New Delhi, Aug 29: She might be in the news due to her wedding plans, but Karisma Kapoor's new avatar as a 70-year-old matriarch in her TV debut is no less striking. Film actors, lavish sets, foreign locales, song and dance in slow motion – the mother of all television soaps, Karishma – The Miracles of Destiny has all the masala of a Bollywood potboiler.



Add to that a title track by Anu Malik and styling by Manish Malhotra, two well-coveted names in tinselville.



But it's just not Bollywood that the series has taken a leaf out of. That is, if you dismiss the claims made by US-based bestselling author Barbara Taylor Bradford, who lost a case of plagiarism against Sahara Entertainment, the serial's producers.


Like most other popular soaps on other channels, this one has characters played by actors half the actual age, even less. Take the heroine Karisma Kapoor, for instance. The series opens with her as the 70-year-old patriarch Devyani Singh, whose success story is the stuff bestsellers are made of.
Two lines around the mouth, grey strokes on the hair and eyebrows, a jamevar thrown around the shoulder, eye glasses and cracked lips are all that take to transform the 29-year old Karisma into a grandmom.



Poor make up is complemented by a schmaltzy act by her in a deep-throated voice that does nothing to hide the fact that her sons are played by much older actors in real life.


A scheming bahu, disrespectful sons (one of them illegitimate), backstabbing and bickering - the staple of a daily soap are woven into this story of Devyani, whose metamorphosis from a rural teenager to a successful business tycoon forms the main plot.


When Devyani, the grandmother is not tackling her wayward children, she gets nostalgic about her love life.
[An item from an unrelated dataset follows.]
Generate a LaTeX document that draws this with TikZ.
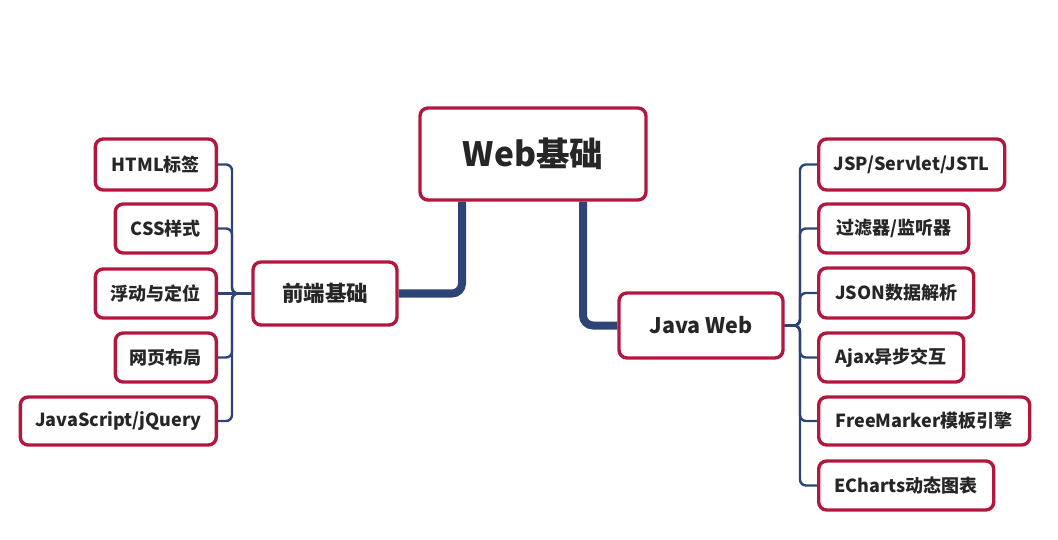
\documentclass[tikz,border=0pt]{standalone}
\usepackage{fontspec}
\newfontfamily\cjk{Noto Sans CJK SC}
\usetikzlibrary{backgrounds}
\definecolor{boxred}{RGB}{178,24,62}
\definecolor{linenavy}{RGB}{46,68,118}
\tikzset{
  box/.style={draw=boxred, line width=3.4pt, rounded corners=8pt, fill=white, inner sep=0pt,
    font=\cjk\bfseries\fontsize{18}{21}\selectfont, text=black!85},
  midbox/.style={box, font=\cjk\bfseries\fontsize{21.5}{24}\selectfont},
  rootbox/.style={box, font=\cjk\bfseries\fontsize{33.5}{38}\selectfont},
  conn/.style={draw=linenavy, line width=2.4pt, rounded corners=6pt},
  trunk/.style={draw=linenavy, line width=8pt, rounded corners=10pt},
}
\begin{document}
\begin{tikzpicture}[x=1pt,y=-1pt]
\useasboundingbox (0,0) rectangle (1058,540);
% root
\node[rootbox, minimum width=226pt, minimum height=92pt] (root) at (533,154) {Web基础};
% left branch
\node[midbox, minimum width=144pt, minimum height=63pt] (fe) at (325,293.5) {前端基础};
\node[box, minimum width=121pt, minimum height=51pt, anchor=east] (c1) at (218,164.5) {HTML标签};
\node[box, minimum width=101pt, minimum height=49pt, anchor=east] (c2) at (218,228.5) {CSS样式};
\node[box, minimum width=121pt, minimum height=49pt, anchor=east] (c3) at (218,293.5) {浮动与定位};
\node[box, minimum width=101pt, minimum height=49pt, anchor=east] (c4) at (218,357.5) {网页布局};
\node[box, minimum width=196pt, minimum height=48pt, anchor=east] (c5) at (218,421) {JavaScript/jQuery};
% right branch
\node[midbox, minimum width=164pt, minimum height=65pt] (jw) at (701,325.5) {Java Web};
\node[box, minimum width=186pt, minimum height=51pt, anchor=west] (d1) at (817,164.5) {JSP/Servlet/JSTL};
\node[box, minimum width=150pt, minimum height=49pt, anchor=west] (d2) at (817,228.5) {过滤器/监听器};
\node[box, minimum width=155pt, minimum height=50pt, anchor=west] (d3) at (817,293) {JSON数据解析};
\node[box, minimum width=145pt, minimum height=49pt, anchor=west] (d4) at (817,357.5) {Ajax异步交互};
\node[box, minimum width=211pt, minimum height=48pt, anchor=west] (d5) at (817,421) {FreeMarker模板引擎};
\node[box, minimum width=175pt, minimum height=49pt, anchor=west] (d6) at (817,485.5) {ECharts动态图表};
\coordinate (lx) at (232,0);
\coordinate (rx) at (800,0);
\begin{scope}[on background layer]
\draw[trunk] ([xshift=-71pt]root.south) |- (fe.east);
\draw[trunk] ([xshift=50pt]root.south) |- (jw.west);
\foreach \c in {c1,c2,c4,c5}{
  \draw[conn] (\c.east) -- (\c.east -| lx) -- (fe.west -| lx) -- (fe.west);
}
\draw[conn] (c3.east) -- (fe.west);
\foreach \d in {d1,d2,d3,d4,d5,d6}{
  \draw[conn] (jw.east) -- (jw.east -| rx) -- (\d.west -| rx) -- (\d.west);
}
\end{scope}
\end{tikzpicture}
\end{document}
And you see a young Karisma cavorting with Bollywood flunkey Sanjay Kapoor (not to be mistaken with real life boyfriend Sunjay Kapur), hand in hand, dressed in head-to-toe black, running in slow motion to indifferent music.


You wonder if their marathon will take them to some distant land and a twisted tale, but no, the director cuts back to a brooding old Devyani, whose sons call her "Dev Ma".
Sure, episode three establishes one son is illegitimate, but does he have more than one mother that he needs to address her by the name? Unlikely that we will have the answer, since, logic and soaps were never known to go together.


And successful soaps these days count more on kismet, spelt with K. Going by the television ratings of serials beginning with K, Karishma – The Miracles of Destiny, despite all its limitations, might just turn out to be miraculous for its channel.